ANIMAL-lover Helen Rogers has been found guilty of breaching an order to keep the noise down from her cockerels.
The 57-year-old was given an 18-month conditional discharge after Portsmouth Magistrates’ Court found she breached a noise abatement notice three times.
The case was launched by Winchester City Council after two neighbours said the ‘excessive crowing and calling’ from three cockerels and six ducks at St Peter’s Farm, Hambledon, was keeping them awake at night.
During a previous hearing, Alison Harker, an environmental protection officer, played the recordings she had taken on November 5, 7 and 11.
Yesterday the defence opened its case and Rogers said the chickens were kept in a stable block all day.

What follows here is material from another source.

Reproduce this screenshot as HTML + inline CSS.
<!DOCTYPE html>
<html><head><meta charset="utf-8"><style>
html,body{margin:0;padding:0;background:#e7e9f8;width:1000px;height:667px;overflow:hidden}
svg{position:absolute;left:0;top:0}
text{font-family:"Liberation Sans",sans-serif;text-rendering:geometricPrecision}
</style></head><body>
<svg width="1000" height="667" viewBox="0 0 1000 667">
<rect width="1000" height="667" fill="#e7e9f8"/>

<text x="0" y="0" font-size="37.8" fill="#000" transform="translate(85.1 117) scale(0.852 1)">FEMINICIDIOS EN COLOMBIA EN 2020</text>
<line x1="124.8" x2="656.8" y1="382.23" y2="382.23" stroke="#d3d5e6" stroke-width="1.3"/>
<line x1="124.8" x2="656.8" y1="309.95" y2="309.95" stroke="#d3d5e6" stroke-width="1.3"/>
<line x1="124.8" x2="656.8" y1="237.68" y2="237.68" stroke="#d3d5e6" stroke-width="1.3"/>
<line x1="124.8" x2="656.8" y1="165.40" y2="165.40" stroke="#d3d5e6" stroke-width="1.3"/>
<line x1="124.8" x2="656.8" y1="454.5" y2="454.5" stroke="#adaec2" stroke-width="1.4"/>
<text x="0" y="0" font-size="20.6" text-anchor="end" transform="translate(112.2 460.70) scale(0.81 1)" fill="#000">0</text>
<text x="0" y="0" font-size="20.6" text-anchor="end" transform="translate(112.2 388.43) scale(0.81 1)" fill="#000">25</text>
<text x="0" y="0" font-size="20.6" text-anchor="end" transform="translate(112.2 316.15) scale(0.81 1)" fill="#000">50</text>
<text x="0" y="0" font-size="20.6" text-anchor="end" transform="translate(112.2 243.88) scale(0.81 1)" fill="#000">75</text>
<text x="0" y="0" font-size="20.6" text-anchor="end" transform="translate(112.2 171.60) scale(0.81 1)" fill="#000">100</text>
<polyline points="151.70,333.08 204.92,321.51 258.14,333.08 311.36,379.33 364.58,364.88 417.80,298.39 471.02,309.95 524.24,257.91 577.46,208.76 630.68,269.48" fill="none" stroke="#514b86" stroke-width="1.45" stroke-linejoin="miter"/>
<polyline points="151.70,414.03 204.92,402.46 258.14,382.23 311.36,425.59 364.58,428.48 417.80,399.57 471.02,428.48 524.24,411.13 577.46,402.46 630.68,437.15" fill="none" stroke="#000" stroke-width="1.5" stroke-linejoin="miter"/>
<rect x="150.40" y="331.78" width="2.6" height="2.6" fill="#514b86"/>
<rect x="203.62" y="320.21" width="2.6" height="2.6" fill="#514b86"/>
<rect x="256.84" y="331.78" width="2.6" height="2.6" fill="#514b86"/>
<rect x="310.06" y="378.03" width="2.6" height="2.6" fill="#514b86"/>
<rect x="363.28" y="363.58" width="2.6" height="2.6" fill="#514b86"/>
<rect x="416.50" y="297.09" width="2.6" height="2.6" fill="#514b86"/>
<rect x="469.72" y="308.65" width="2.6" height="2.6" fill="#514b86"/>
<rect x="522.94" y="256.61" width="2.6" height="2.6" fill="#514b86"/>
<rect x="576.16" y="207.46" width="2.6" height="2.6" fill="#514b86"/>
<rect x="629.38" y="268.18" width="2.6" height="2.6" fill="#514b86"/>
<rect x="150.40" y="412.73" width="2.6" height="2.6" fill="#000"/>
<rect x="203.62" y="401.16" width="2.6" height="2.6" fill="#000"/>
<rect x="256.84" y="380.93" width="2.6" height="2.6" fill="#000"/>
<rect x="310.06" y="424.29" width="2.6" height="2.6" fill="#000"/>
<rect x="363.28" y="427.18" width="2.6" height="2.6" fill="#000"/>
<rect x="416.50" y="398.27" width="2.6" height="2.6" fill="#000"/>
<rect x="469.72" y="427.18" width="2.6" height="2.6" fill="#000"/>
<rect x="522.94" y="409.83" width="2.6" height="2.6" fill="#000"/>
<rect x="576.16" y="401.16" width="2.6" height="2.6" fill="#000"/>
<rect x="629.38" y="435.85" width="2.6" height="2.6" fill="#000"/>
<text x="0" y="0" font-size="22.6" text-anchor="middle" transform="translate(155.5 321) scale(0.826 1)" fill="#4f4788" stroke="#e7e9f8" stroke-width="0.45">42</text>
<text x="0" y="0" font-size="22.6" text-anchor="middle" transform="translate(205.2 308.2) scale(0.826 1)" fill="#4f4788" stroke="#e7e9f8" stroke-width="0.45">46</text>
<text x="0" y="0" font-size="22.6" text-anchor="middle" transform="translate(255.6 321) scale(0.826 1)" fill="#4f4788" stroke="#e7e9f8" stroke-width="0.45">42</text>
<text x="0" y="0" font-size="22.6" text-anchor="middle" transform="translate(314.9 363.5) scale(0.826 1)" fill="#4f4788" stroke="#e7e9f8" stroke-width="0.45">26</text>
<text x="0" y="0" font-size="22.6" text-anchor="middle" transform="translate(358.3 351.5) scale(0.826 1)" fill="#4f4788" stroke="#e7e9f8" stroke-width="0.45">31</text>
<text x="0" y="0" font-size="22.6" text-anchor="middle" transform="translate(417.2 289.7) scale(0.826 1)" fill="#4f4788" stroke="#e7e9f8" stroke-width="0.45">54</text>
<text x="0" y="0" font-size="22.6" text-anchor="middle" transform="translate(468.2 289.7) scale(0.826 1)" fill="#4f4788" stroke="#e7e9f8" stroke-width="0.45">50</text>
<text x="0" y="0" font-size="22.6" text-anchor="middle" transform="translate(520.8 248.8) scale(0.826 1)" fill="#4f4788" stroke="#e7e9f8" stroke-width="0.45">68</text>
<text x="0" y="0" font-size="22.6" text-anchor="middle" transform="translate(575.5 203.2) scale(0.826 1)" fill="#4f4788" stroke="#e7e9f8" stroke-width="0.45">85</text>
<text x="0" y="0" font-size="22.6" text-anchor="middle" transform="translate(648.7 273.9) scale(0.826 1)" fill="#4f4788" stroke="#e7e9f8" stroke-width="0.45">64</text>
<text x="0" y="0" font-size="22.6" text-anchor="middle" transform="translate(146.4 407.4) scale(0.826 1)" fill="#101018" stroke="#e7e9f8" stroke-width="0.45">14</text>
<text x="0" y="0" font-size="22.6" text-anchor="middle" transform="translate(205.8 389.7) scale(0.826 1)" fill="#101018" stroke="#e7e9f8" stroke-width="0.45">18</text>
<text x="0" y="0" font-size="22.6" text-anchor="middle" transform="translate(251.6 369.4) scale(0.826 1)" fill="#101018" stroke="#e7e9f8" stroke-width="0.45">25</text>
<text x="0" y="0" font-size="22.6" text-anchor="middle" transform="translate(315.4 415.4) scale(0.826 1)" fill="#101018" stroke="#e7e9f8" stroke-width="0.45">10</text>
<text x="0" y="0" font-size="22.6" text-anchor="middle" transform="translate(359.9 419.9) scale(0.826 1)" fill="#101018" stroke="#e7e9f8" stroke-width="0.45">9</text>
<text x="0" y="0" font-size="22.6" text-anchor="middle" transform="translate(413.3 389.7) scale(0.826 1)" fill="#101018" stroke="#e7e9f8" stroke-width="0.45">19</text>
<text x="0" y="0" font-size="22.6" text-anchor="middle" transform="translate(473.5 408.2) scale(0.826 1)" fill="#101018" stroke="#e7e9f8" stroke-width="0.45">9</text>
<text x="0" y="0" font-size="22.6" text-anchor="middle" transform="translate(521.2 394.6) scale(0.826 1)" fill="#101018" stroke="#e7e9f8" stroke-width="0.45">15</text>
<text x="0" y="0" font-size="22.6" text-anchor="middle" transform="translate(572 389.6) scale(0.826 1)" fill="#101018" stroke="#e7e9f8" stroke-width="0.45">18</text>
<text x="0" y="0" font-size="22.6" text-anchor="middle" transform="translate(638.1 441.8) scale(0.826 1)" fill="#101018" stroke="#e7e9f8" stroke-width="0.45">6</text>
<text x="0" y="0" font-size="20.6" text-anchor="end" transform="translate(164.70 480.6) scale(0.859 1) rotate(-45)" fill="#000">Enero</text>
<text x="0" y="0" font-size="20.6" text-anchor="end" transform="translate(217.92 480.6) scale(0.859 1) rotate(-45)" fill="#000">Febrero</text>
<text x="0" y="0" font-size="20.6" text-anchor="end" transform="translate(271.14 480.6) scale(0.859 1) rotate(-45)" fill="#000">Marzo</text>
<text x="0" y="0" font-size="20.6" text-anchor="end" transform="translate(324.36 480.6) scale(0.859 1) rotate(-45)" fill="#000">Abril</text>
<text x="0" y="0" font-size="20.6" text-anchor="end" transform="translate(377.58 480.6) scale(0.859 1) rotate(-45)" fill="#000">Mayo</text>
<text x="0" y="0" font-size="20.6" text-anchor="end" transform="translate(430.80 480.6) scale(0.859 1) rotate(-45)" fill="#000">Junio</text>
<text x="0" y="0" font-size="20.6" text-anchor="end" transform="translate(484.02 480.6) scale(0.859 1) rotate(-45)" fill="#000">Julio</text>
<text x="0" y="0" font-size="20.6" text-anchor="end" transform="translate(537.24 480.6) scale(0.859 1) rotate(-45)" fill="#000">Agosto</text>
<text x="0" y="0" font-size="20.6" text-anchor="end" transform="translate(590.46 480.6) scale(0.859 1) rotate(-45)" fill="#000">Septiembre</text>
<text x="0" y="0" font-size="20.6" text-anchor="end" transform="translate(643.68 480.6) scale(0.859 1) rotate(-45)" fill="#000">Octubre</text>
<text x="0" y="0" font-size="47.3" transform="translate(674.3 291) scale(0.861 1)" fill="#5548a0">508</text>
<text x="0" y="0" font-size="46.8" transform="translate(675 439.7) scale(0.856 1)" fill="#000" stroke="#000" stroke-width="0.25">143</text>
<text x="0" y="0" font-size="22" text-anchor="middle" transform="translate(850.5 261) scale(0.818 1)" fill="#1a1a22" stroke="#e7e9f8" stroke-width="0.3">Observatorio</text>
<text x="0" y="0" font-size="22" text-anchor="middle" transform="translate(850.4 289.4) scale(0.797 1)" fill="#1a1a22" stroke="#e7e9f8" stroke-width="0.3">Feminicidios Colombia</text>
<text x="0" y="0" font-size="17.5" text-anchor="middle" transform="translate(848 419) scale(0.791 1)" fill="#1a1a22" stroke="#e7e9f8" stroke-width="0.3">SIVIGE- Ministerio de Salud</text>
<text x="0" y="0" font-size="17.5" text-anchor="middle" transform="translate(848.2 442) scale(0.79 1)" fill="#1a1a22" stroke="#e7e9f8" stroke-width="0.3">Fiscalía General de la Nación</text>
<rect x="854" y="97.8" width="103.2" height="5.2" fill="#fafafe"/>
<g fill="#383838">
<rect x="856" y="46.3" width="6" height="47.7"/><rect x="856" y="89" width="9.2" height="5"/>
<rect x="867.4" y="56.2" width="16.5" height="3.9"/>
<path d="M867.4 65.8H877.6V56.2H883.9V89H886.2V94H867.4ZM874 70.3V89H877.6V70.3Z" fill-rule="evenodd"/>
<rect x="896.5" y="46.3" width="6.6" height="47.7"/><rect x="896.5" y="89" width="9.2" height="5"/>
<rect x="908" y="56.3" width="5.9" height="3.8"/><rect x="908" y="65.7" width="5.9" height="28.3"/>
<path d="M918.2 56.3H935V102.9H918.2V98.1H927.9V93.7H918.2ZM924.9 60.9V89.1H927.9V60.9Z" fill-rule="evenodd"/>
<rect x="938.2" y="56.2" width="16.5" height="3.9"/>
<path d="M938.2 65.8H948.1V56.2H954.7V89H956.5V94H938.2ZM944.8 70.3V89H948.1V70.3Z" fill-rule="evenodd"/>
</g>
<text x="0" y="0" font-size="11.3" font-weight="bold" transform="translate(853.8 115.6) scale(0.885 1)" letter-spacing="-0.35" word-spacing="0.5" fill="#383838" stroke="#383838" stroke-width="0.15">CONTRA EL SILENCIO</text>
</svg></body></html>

After the notice was served last October, Rogers said she put the cockerels in a smaller pen to stop them from crowing and covered the pens with a horse rug at night.
She said: ‘I am not going to rehome my birds. If I am going to rehome my birds, why doesn’t everyone else rehome theirs?’
The Rev Janet Thornhill, of Green Pastures Christian Centre in Hambledon, said she kept 16 hens and one cockerel and said there were numerous wild birds in the trees.
She said: ‘Morning is coming, the sun is rising and birds are letting us know because it’s a new day. It’s absolutely delightful – that’s country life.’
Chairman of the bench Paul Wilkinson said they purely had to consider whether the notice was breached on those three days in November.
He said they placed great emphasis on the evidence of the council officer, who has more than 20 years’ experience.
‘She took the recordings between 6.15am and 7.15am,’ he said. ‘We find her evidence compelling.’
He ordered Rogers to pay £1,000 in court costs.
After the hearing, Tony Higham, one of the complainants, told The News: ‘This is a case of anti-social behaviour. There’s no place for anti-social behaviour anywhere in Britain.’
Rogers, of Chichester, said: ‘They have not won. Five pigs are going on the property. I am not going anywhere.’